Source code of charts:
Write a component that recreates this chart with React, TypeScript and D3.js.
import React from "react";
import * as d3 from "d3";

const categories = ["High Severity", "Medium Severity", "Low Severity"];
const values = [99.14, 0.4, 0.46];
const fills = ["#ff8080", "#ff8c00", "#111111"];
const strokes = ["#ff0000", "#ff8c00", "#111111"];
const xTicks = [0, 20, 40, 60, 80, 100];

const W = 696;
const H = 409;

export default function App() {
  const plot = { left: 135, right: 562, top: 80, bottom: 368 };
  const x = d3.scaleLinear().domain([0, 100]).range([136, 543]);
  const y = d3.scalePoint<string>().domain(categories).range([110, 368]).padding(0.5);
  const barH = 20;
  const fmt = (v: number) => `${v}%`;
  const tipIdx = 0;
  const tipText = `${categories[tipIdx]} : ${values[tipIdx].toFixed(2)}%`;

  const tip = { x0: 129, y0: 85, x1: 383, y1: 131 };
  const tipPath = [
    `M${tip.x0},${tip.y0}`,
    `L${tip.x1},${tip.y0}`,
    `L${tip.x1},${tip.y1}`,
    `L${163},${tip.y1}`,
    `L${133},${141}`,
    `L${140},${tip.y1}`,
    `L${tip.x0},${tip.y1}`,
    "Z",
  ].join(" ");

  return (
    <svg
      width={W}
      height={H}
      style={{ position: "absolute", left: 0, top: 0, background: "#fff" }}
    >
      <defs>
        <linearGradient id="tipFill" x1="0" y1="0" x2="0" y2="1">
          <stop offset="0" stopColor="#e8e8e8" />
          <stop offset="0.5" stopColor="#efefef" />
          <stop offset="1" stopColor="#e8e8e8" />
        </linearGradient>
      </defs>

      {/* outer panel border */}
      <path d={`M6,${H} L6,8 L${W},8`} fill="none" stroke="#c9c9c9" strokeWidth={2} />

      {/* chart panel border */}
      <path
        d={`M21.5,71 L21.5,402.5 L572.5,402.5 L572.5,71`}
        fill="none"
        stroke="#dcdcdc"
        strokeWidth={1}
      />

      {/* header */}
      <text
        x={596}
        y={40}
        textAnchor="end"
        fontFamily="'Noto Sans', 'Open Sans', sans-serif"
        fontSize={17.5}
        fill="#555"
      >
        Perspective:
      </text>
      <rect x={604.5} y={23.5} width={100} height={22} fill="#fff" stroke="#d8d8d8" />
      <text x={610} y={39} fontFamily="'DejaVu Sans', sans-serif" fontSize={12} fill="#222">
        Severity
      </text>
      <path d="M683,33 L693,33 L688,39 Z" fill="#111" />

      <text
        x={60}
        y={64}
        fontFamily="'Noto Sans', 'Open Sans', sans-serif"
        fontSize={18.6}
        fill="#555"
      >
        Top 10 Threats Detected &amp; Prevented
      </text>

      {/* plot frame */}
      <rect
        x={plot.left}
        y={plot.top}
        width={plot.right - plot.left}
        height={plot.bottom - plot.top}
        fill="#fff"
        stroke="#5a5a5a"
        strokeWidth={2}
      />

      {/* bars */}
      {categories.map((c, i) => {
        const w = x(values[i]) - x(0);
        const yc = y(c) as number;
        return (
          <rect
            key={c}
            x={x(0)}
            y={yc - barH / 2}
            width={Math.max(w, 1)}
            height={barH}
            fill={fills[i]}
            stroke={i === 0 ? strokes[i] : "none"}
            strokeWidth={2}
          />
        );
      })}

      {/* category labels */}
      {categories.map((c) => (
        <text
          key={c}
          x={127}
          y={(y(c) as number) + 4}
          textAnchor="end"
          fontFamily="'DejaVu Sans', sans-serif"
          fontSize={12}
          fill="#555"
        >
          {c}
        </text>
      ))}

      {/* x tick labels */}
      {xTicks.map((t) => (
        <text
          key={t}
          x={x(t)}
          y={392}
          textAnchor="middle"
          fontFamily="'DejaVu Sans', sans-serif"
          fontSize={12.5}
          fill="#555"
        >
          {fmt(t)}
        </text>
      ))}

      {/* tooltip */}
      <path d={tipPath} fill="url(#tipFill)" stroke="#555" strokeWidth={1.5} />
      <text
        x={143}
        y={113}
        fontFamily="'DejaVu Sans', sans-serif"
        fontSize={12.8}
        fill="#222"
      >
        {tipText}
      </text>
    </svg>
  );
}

--

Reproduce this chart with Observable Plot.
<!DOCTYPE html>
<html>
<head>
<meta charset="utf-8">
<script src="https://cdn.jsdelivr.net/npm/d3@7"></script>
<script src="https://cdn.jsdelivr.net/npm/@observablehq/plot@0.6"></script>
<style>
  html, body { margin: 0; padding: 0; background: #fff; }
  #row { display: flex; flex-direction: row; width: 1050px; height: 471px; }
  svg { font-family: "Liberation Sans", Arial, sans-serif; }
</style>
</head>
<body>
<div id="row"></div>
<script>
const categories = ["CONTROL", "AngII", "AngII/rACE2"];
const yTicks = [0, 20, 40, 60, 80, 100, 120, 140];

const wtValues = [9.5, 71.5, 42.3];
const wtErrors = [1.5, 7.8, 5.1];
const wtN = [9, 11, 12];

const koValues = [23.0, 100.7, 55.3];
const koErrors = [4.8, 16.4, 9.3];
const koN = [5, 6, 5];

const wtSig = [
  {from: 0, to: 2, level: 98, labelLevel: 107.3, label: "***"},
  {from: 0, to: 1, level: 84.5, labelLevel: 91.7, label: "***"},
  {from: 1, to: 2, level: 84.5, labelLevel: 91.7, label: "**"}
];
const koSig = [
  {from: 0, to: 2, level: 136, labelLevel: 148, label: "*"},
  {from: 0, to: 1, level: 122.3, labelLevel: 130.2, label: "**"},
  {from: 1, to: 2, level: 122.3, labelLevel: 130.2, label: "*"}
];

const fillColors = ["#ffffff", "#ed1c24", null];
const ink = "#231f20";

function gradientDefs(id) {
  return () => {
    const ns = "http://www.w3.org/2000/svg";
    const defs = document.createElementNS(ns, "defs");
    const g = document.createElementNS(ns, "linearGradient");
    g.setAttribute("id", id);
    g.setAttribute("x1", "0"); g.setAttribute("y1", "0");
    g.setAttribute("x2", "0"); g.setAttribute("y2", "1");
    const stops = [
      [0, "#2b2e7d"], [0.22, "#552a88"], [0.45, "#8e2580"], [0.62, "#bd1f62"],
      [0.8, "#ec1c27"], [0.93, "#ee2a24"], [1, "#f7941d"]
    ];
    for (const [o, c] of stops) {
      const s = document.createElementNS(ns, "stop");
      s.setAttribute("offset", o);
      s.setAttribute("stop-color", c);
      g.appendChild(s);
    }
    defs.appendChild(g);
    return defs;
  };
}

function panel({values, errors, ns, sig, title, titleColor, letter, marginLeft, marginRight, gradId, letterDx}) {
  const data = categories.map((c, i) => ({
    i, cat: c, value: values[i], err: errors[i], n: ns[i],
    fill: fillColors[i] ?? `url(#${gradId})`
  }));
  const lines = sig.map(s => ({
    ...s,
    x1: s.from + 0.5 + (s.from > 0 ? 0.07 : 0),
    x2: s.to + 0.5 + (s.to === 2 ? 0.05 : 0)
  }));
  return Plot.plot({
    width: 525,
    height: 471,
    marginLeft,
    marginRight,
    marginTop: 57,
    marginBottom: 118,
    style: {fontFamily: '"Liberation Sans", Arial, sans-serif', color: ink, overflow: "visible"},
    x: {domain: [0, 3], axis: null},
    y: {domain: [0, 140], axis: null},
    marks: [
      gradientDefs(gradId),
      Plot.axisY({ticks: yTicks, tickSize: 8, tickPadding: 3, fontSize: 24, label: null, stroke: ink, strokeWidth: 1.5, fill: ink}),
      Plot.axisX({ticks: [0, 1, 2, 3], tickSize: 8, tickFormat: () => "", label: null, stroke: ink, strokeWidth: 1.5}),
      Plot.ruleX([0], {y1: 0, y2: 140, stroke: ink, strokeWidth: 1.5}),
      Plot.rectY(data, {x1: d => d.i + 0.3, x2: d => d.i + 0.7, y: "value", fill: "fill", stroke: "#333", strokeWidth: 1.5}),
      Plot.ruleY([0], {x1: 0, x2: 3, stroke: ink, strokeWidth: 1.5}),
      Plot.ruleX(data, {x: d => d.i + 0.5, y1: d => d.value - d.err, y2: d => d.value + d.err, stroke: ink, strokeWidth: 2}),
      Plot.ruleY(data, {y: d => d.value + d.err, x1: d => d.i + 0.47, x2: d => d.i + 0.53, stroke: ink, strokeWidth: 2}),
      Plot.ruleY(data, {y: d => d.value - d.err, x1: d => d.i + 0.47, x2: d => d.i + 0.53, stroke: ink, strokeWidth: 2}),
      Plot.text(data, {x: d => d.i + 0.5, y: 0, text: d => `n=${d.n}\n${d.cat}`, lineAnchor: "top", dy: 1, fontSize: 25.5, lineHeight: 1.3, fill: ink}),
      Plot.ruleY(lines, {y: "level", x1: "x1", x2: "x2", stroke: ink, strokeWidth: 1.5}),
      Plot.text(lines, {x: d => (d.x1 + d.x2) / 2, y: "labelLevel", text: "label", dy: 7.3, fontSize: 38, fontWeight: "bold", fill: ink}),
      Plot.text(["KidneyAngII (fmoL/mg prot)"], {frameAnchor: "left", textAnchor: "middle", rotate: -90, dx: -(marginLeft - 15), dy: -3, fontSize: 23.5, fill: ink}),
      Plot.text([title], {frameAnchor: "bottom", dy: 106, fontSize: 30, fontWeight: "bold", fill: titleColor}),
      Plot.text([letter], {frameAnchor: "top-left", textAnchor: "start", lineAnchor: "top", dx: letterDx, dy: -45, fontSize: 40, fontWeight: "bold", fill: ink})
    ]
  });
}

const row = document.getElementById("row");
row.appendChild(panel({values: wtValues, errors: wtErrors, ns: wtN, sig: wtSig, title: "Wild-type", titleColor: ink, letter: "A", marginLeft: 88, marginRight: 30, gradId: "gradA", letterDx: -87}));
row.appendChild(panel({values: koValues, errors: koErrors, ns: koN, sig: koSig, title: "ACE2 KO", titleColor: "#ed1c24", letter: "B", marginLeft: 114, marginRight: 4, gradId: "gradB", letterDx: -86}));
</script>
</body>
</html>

---

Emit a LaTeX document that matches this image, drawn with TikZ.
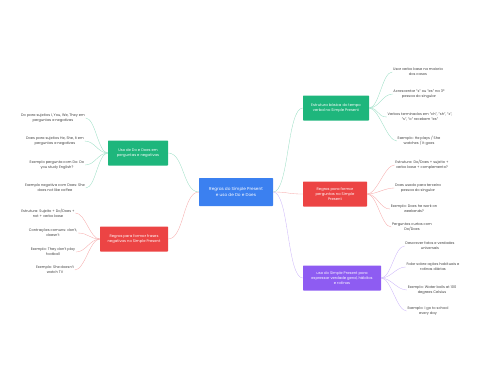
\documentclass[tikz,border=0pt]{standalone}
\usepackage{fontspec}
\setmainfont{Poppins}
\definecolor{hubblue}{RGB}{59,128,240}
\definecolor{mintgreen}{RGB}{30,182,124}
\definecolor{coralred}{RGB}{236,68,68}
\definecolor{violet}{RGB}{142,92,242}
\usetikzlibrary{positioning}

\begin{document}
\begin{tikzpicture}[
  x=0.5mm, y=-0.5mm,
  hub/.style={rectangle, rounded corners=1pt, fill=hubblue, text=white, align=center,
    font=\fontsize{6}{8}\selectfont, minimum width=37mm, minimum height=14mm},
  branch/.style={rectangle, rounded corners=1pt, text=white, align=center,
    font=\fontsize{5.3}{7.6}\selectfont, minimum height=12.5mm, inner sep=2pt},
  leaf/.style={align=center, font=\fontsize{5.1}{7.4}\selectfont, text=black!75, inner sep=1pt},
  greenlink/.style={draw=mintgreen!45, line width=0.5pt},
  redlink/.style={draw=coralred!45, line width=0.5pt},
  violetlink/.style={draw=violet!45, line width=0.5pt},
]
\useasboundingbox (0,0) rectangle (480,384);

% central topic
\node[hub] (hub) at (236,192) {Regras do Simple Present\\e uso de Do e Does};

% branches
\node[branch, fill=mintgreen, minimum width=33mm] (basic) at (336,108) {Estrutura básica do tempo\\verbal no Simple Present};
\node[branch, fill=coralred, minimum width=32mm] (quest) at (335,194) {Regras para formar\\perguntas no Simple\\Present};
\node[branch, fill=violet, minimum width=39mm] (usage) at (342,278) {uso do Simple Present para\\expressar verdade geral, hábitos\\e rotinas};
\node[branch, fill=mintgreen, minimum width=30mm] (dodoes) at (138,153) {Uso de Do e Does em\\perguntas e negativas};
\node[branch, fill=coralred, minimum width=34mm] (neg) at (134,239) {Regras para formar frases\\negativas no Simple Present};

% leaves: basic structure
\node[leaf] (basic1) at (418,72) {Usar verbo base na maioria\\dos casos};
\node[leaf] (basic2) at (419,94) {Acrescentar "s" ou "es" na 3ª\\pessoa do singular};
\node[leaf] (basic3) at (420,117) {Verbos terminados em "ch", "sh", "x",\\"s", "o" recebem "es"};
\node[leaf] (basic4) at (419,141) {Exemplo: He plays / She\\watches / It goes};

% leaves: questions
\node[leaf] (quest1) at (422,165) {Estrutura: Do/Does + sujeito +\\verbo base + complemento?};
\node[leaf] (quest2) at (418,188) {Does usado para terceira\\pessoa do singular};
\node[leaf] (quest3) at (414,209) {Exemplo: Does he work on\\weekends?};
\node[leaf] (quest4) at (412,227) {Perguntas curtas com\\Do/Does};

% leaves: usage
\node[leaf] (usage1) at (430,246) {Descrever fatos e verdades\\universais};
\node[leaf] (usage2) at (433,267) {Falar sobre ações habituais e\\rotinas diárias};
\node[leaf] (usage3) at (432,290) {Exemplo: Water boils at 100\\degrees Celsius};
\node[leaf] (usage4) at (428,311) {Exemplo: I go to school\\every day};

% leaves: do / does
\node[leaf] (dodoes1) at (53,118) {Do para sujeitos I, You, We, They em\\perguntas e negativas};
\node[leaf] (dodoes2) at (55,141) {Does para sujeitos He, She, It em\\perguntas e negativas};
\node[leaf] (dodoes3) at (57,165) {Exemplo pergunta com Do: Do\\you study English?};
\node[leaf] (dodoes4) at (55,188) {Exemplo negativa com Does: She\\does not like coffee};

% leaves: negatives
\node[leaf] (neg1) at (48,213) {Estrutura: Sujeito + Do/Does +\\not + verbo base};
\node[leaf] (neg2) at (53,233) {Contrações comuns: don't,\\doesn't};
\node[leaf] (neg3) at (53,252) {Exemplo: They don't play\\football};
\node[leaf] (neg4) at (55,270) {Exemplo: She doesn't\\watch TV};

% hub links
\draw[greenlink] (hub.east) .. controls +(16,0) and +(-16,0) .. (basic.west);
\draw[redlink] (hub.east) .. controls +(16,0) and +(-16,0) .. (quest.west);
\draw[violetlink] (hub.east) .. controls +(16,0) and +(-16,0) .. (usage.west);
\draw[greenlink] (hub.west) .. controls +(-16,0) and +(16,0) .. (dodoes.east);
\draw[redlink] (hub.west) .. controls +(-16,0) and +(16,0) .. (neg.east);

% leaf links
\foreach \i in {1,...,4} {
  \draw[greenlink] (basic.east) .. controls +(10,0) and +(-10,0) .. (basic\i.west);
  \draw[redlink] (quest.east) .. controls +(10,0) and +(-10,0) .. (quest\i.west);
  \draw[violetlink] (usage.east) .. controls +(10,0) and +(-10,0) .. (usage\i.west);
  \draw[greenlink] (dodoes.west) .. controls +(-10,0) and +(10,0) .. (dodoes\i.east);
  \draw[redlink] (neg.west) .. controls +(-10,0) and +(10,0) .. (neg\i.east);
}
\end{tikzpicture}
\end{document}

**PROBLEM TO WORK ON:**
From the material above, reproduce only what runs from the line holding "Emit a LaTeX" down to the line holding "(hub) at (236,192)", both included, pictures excluded.

**TASK SOLUTION:**
Emit a LaTeX document that matches this image, drawn with TikZ.
\documentclass[tikz,border=0pt]{standalone}
\usepackage{fontspec}
\setmainfont{Poppins}
\definecolor{hubblue}{RGB}{59,128,240}
\definecolor{mintgreen}{RGB}{30,182,124}
\definecolor{coralred}{RGB}{236,68,68}
\definecolor{violet}{RGB}{142,92,242}
\usetikzlibrary{positioning}

\begin{document}
\begin{tikzpicture}[
  x=0.5mm, y=-0.5mm,
  hub/.style={rectangle, rounded corners=1pt, fill=hubblue, text=white, align=center,
    font=\fontsize{6}{8}\selectfont, minimum width=37mm, minimum height=14mm},
  branch/.style={rectangle, rounded corners=1pt, text=white, align=center,
    font=\fontsize{5.3}{7.6}\selectfont, minimum height=12.5mm, inner sep=2pt},
  leaf/.style={align=center, font=\fontsize{5.1}{7.4}\selectfont, text=black!75, inner sep=1pt},
  greenlink/.style={draw=mintgreen!45, line width=0.5pt},
  redlink/.style={draw=coralred!45, line width=0.5pt},
  violetlink/.style={draw=violet!45, line width=0.5pt},
]
\useasboundingbox (0,0) rectangle (480,384);

% central topic
\node[hub] (hub) at (236,192) {Regras do Simple Present\\e uso de Do e Does};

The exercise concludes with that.